Chunksize Product Equals Scalar Size Specified
Definition: The product of the chunksizes for each variable (approximately) equals the size specified with the ‘--cnk_scl’ option. For a variable of rank R (i.e., with R non-degenerate dimensions), the chunksize in each non-degenerate dimension is the Rth root of cnk_scl.
cnk_map key values: ‘prd’, ‘cnk_prd’, ‘map_prd
Mnemonic: PRoDuct
It is possible to combine the above chunking map algorithms with user-specified per-dimension (but not per-variable) chunksizes that override specific chunksizes determined by the maps above. The user specifies the per-dimension chunksizes with the (equivalent) long options ‘--cnk_dmn’ or ‘--chunk_dimension’). The option takes two comma-separated arguments, dmn_nm,cnk_sz, which are the dimension name and its chunksize, respectively. The ‘--cnk_dmn’ option may be used as many times as necessary.

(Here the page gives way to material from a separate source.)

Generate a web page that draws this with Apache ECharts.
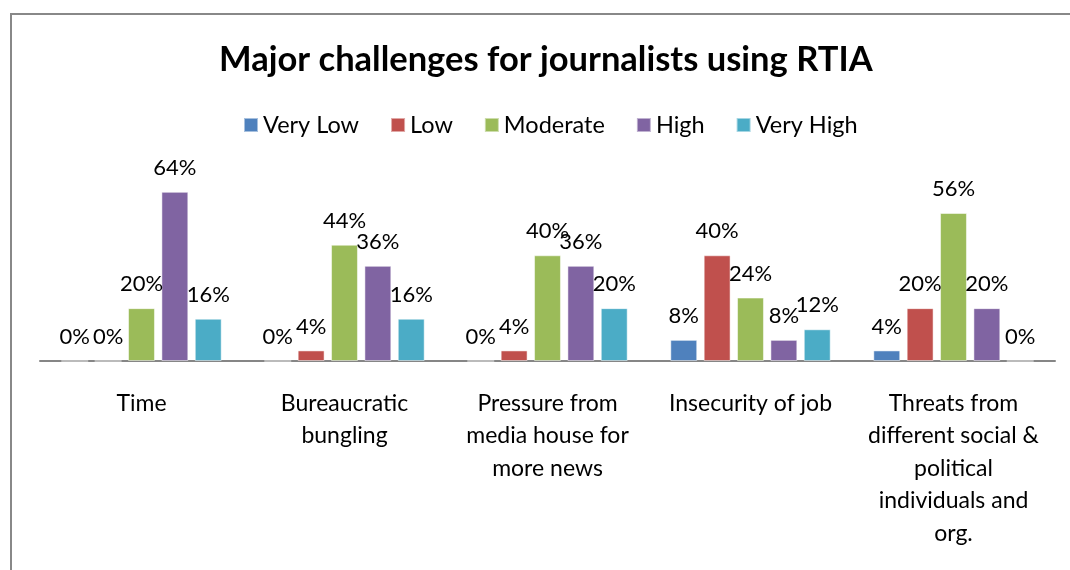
<!DOCTYPE html>
<html>
<head>
<meta charset="utf-8">
<script src="https://cdn.jsdelivr.net/npm/echarts@6/dist/echarts.min.js"></script>
<style>
  html, body { margin: 0; padding: 0; background: #fff; }
  #chart { width: 1070px; height: 570px; }
</style>
</head>
<body>
<div id="chart"></div>
<script>
// Challenge categories (tick labels, wrapped as displayed)
const categories = [
  'Time',
  'Bureaucratic\nbungling',
  'Pressure from\nmedia house for\nmore news',
  'Insecurity of job',
  'Threats from\ndifferent social &\npolitical\nindividuals and\norg.'
];

// Share of journalists (%) per rating level
const veryLow  = [0, 0, 0, 8, 4];
const low      = [0, 4, 4, 40, 20];
const moderate = [20, 44, 40, 24, 56];
const high     = [64, 36, 36, 8, 20];
const veryHigh = [16, 16, 20, 12, 0];

const seriesNames = ['Very Low', 'Low', 'Moderate', 'High', 'Very High'];
const seriesData = [veryLow, low, moderate, high, veryHigh];
const colors = ['#4F81BD', '#C0504D', '#9BBB59', '#8064A2', '#4BACC6'];

const FONT = 'Lato, "Open Sans", sans-serif';

const chart = echarts.init(document.getElementById('chart'));
chart.setOption({
  animation: false,
  color: colors,
  title: {
    text: 'Major challenges for journalists using RTIA',
    left: 214,
    top: 37,
    textStyle: { fontFamily: FONT, fontSize: 34.5, fontWeight: 'bold', color: '#000' }
  },
  legend: {
    top: 108,
    left: 238,
    itemWidth: 14,
    itemHeight: 14,
    itemGap: 31,
    icon: 'rect',
    textStyle: { fontFamily: FONT, fontSize: 23.5, color: '#000' },
    data: seriesNames
  },
  grid: { left: 40, right: 15, top: 176, bottom: 209, containLabel: false },
  xAxis: {
    type: 'category',
    data: categories,
    axisLine: { lineStyle: { color: '#868686', width: 2 } },
    axisTick: { show: false },
    axisLabel: {
      fontFamily: FONT, fontSize: 23, color: '#000',
      margin: 26, lineHeight: 32.5, interval: 0, align: 'center'
    }
  },
  yAxis: {
    type: 'value', min: 0, max: 70,
    show: false
  },
  graphic: [{
    type: 'rect',
    shape: { x: 11, y: 14, width: 1100, height: 620 },
    style: { fill: 'none', stroke: '#888', lineWidth: 2 },
    silent: true
  }],
  series: seriesNames.map((name, i) => ({
    name,
    type: 'bar',
    data: seriesData[i],
    barGap: '24%',
    barCategoryGap: '21%',
    itemStyle: { color: colors[i], borderColor: 'rgba(255,255,255,0.5)', borderWidth: 1 },
    label: {
      show: true,
      position: 'top',
      distance: 13,
      fontFamily: FONT,
      fontSize: 22,
      color: '#000',
      formatter: p => p.value + '%'
    }
  }))
});
</script>
</body>
</html>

     # Simple chunking and unchunking
     ncks -O -4 --cnk_plc=all     in.nc out.nc # Chunk in.nc
     ncks -O -4 --cnk_plc=unchunk in.nc out.nc # Unchunk in.nc
     
     # Chunk data then unchunk it, printing informative metadata
     ncks -O -4 -D 4 --cnk_plc=all ~/nco/data/in.nc ~/foo.nc
     ncks -O -4 -D 4 --cnk_plc=uck ~/foo.nc ~/foo.nc
     
     # More complex chunking procedures, with informative metadata
     ncks -O -4 -D 4 --cnk_scl=8 ~/nco/data/in.nc ~/foo.nc
     ncks -O -4 -D 4 --cnk_scl=8 /data/zender/dstmch90/dstmch90_clm.nc ~/foo.nc
     ncks -O -4 -D 4 --cnk_dmn lat,64 --cnk_dmn lon,128 /data/zender/dstmch90/dstmch90_clm.nc ~/foo.nc
     ncks -O -4 -D 4 --cnk_plc=uck ~/foo.nc ~/foo.nc
     ncks -O -4 -D 4 --cnk_plc=g2d --cnk_map=rd1 --cnk_dmn lat,32 --cnk_dmn lon,128 /data/zender/dstmch90/dstmch90_clm_0112.nc ~/foo.nc
     
     # Chunking works with all operators...

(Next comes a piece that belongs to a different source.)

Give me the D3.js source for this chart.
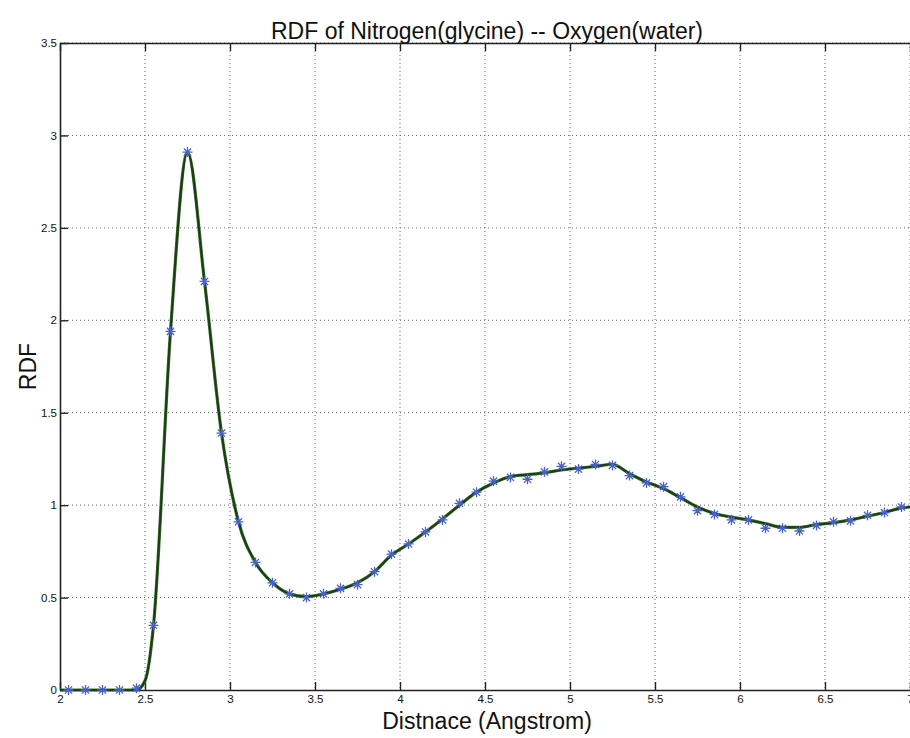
<!DOCTYPE html>
<html>
<head>
<meta charset="utf-8">
<script src="https://cdn.jsdelivr.net/npm/d3@7"></script>
<style>
  html, body { margin: 0; padding: 0; background: #fff; overflow: hidden; }
  text { font-family: "Liberation Sans", Arial, sans-serif; fill: #111; }
</style>
</head>
<body>
<svg id="chart" width="910" height="738"></svg>
<script>
// sampled RDF values (markers)
var markerX = [2.05, 2.15, 2.25, 2.35, 2.45, 2.55, 2.65, 2.75, 2.85, 2.95,
               3.05, 3.15, 3.25, 3.35, 3.45, 3.55, 3.65, 3.75, 3.85, 3.95,
               4.05, 4.15, 4.25, 4.35, 4.45, 4.55, 4.65, 4.75, 4.85, 4.95,
               5.05, 5.15, 5.25, 5.35, 5.45, 5.55, 5.65, 5.75, 5.85, 5.95,
               6.05, 6.15, 6.25, 6.35, 6.45, 6.55, 6.65, 6.75, 6.85, 6.95];
var markerY = [0, 0, 0, 0, 0.01, 0.35, 1.94, 2.91, 2.21, 1.39,
               0.91, 0.69, 0.58, 0.52, 0.50, 0.52, 0.55, 0.57, 0.64, 0.735,
               0.79, 0.855, 0.92, 1.01, 1.07, 1.13, 1.15, 1.14, 1.18, 1.21,
               1.195, 1.22, 1.215, 1.16, 1.12, 1.10, 1.045, 0.97, 0.95, 0.92,
               0.92, 0.875, 0.875, 0.86, 0.89, 0.91, 0.915, 0.945, 0.96, 0.99];

// smoothed curve drawn over the markers
var lineX = [2.0, 2.45, 2.5, 2.55, 2.65, 2.75, 2.85, 2.95, 3.05, 3.15,
             3.25, 3.35, 3.45, 3.55, 3.65, 3.75, 3.85, 3.95, 4.05, 4.15,
             4.25, 4.35, 4.45, 4.55, 4.65, 4.75, 4.85, 4.95, 5.05, 5.15,
             5.25, 5.35, 5.45, 5.55, 5.65, 5.75, 5.85, 5.95, 6.05, 6.15,
             6.25, 6.35, 6.45, 6.55, 6.65, 6.75, 6.85, 6.95, 7.0];
var lineY = [0, 0, 0.05, 0.35, 1.94, 2.91, 2.21, 1.39, 0.91, 0.69,
             0.58, 0.52, 0.505, 0.52, 0.545, 0.58, 0.64, 0.73, 0.79, 0.855,
             0.925, 1.0, 1.07, 1.12, 1.155, 1.165, 1.175, 1.19, 1.2, 1.21,
             1.22, 1.17, 1.125, 1.09, 1.04, 0.99, 0.955, 0.935, 0.92, 0.9,
             0.88, 0.88, 0.895, 0.905, 0.92, 0.94, 0.96, 0.985, 0.99];

var xTicks = [2, 2.5, 3, 3.5, 4, 4.5, 5, 5.5, 6, 6.5, 7];
var yTicks = [0, 0.5, 1, 1.5, 2, 2.5, 3, 3.5];

var titleText = "RDF of Nitrogen(glycine) -- Oxygen(water)";
var xLabelText = "Distnace (Angstrom)";
var yLabelText = "RDF";

var svg = d3.select("#chart");
var plotLeft = 60, plotRight = 910, plotTop = 43, plotBottom = 690;

var x = d3.scaleLinear().domain([2, 7]).range([plotLeft, plotRight]);
var y = d3.scaleLinear().domain([0, 3.5]).range([plotBottom, plotTop]);

// grid
var grid = svg.append("g");
grid.selectAll(".vg").data(xTicks.slice(1)).enter().append("line")
    .attr("x1", function(d) { return x(d); })
    .attr("x2", function(d) { return x(d); })
    .attr("y1", plotTop).attr("y2", plotBottom)
    .attr("stroke", "#666").attr("stroke-width", 1)
    .attr("stroke-dasharray", "1,3");
grid.selectAll(".hg").data(yTicks.slice(1)).enter().append("line")
    .attr("y1", function(d) { return y(d); })
    .attr("y2", function(d) { return y(d); })
    .attr("x1", plotLeft).attr("x2", plotRight)
    .attr("stroke", "#666").attr("stroke-width", 1)
    .attr("stroke-dasharray", "1,3");

// axes (boxed, inward ticks)
var xAxis = d3.axisBottom(x).tickValues(xTicks).tickSizeInner(-8).tickSizeOuter(0)
    .tickPadding(5).tickFormat(d3.format("~g"));
var yAxis = d3.axisLeft(y).tickValues(yTicks).tickSizeInner(-8).tickSizeOuter(0)
    .tickPadding(3).tickFormat(d3.format("~g"));
var xTop = d3.axisTop(x).tickValues(xTicks).tickSizeInner(-8).tickSizeOuter(0)
    .tickFormat("");

var gx = svg.append("g").attr("transform", "translate(0," + plotBottom + ")").call(xAxis);
var gy = svg.append("g").attr("transform", "translate(" + plotLeft + ",0)").call(yAxis);
var gt = svg.append("g").attr("transform", "translate(0," + plotTop + ")").call(xTop);

[gx, gy, gt].forEach(function(g) {
    g.select(".domain").attr("stroke", "#222").attr("stroke-width", 1.6);
    g.selectAll(".tick line").attr("stroke", "#222").attr("stroke-width", 1.4);
    g.selectAll(".tick text").style("font-size", "11.5px")
        .style("font-family", "'Liberation Sans', Arial, sans-serif").attr("fill", "#222");
});

// curve
var line = d3.line()
    .x(function(d) { return x(d[0]); })
    .y(function(d) { return y(d[1]); })
    .curve(d3.curveMonotoneX);
var linePts = lineX.map(function(v, i) { return [v, lineY[i]]; });
svg.append("path").datum(linePts)
    .attr("d", line)
    .attr("fill", "none")
    .attr("stroke", "#3d7a2a")
    .attr("stroke-width", 3.2);
svg.append("path").datum(linePts)
    .attr("d", line)
    .attr("fill", "none")
    .attr("stroke", "#1d3a1a")
    .attr("stroke-width", 2);

// asterisk markers
var r = 5, rd = r * 0.72;
var star = "M" + (-r) + ",0L" + r + ",0M0," + (-r) + "L0," + r +
    "M" + (-rd) + "," + (-rd) + "L" + rd + "," + rd +
    "M" + (-rd) + "," + rd + "L" + rd + "," + (-rd);
svg.append("g").selectAll("path").data(markerX).enter().append("path")
    .attr("transform", function(d, i) { return "translate(" + x(d) + "," + y(markerY[i]) + ")"; })
    .attr("d", star)
    .attr("stroke", "#4a63c8")
    .attr("stroke-width", 1.3)
    .attr("fill", "none");

// labels
svg.append("text").attr("x", 487).attr("y", 39)
    .attr("text-anchor", "middle").style("font-size", "23px").text(titleText);
svg.append("text").attr("x", 487).attr("y", 729)
    .attr("text-anchor", "middle").style("font-size", "23px").text(xLabelText);
svg.append("text")
    .attr("transform", "translate(36," + ((plotTop + plotBottom) / 2) + ") rotate(-90)")
    .attr("text-anchor", "middle").style("font-size", "23px").text(yLabelText);
</script>
</body>
</html>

     ncap2 -O -4 -D 4 --cnk_scl=8 -S ~/nco/data/ncap2_tst.nco ~/nco/data/in.nc ~/foo.nc
     ncbo -O -4 -D 4 --cnk_scl=8 -p ~/nco/data in.nc in.nc ~/foo.nc
     ncecat -O -4 -D 4 -n 12,2,1 --cnk_dmn lat,32 -p /data/zender/dstmch90 dstmch90_clm01.nc ~/foo.nc
     ncflint -O -4 -D 4 --cnk_scl=8 ~/nco/data/in.nc ~/foo.nc
     ncpdq -O -4 -D 4 -P all_new --cnk_scl=8 -L 5 ~/nco/data/in.nc ~/foo.nc
     ncrcat -O -4 -D 4 -n 12,2,1 --cnk_dmn lat,32 -p /data/zender/dstmch90 dstmch90_clm01.nc ~/foo.nc
     ncwa -O -4 -D 4 -a time --cnk_plc=g2d --cnk_map=rd1 --cnk_dmn lat,32 --cnk_dmn lon,128 /data/zender/dstmch90/dstmch90_clm_0112.nc ~/foo.nc

It is appropriate to conclude by informing users about an aspect of chunking that may not be expected: Record dimensions are always chunked with a chunksize of one. Hence all variables that contain the record dimension are also stored as chunked (since data must be stored with chunking either in all dimensions, or in no dimensions). Unless otherwise specified by the user, the other (fixed, non-record) dimensions of such variables are assigned default chunk sizes. The HDF5 layer does all this automatically to optimize the on-disk variable/file storage geometry of record variables. Do not be surprised to learn that files created without any explicit instructions to activate chunking nevertheless contain chunked variables.